Return a copy of each line that holds the string "this".

start DATASET CONTENT

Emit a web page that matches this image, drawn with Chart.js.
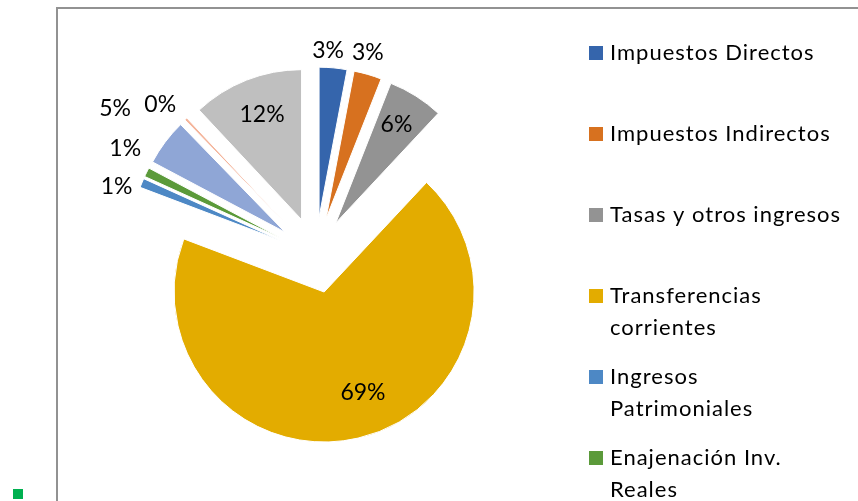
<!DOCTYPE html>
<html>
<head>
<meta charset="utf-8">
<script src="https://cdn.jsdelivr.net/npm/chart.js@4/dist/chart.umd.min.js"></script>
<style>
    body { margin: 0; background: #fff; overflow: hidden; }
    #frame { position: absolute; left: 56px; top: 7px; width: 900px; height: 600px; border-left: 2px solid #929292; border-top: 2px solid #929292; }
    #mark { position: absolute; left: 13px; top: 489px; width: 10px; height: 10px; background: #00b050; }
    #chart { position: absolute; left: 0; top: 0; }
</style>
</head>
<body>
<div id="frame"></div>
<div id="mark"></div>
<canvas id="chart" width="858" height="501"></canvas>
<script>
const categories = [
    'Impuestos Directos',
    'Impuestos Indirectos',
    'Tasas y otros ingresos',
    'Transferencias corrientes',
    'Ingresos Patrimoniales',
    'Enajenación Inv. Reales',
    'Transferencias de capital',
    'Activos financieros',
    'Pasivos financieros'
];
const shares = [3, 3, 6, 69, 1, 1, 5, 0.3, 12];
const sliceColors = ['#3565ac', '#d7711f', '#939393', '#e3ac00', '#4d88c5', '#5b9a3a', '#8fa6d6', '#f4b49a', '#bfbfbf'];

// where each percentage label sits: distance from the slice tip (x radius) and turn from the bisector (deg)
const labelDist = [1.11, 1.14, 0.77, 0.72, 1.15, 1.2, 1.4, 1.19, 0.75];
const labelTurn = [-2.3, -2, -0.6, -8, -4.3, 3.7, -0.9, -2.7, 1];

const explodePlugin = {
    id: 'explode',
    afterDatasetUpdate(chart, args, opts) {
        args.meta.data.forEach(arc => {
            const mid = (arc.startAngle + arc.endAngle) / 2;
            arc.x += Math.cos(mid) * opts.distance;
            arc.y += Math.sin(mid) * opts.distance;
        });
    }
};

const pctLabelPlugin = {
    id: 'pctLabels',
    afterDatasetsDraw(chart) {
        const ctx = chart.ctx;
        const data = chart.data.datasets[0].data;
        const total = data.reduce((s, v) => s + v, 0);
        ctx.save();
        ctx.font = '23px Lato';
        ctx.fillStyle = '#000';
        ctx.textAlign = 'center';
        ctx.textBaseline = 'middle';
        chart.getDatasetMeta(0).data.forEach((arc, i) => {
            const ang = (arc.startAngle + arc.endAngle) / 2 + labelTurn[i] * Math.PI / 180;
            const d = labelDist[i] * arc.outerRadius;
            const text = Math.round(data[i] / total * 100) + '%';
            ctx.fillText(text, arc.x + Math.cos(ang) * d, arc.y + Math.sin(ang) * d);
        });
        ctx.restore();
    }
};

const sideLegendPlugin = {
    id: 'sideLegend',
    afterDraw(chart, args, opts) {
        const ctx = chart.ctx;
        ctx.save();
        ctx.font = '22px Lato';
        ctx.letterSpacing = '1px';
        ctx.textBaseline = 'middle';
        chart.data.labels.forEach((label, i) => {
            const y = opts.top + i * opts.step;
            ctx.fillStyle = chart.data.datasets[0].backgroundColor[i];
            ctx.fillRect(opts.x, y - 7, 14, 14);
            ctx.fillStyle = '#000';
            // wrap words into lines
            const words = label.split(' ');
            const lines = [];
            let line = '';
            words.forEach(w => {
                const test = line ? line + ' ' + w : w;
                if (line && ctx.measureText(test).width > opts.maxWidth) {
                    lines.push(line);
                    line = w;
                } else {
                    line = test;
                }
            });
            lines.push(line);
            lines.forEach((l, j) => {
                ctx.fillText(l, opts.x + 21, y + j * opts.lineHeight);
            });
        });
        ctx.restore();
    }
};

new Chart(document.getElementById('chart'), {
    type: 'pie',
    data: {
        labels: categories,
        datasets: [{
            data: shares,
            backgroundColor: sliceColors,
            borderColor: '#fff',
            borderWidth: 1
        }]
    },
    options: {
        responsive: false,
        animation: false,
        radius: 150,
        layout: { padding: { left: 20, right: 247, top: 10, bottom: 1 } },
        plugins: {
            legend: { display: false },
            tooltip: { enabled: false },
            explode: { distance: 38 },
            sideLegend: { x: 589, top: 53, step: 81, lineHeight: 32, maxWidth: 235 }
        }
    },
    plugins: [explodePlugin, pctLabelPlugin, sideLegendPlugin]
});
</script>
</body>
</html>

end DATASET CONTENT
start DATASET CONTENT

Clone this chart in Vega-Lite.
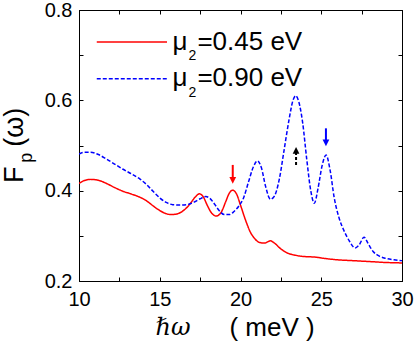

end DATASET CONTENT

- [THE ANSWER]:
Emit a web page that matches this image, drawn with Chart.js.
Clone this chart in Vega-Lite.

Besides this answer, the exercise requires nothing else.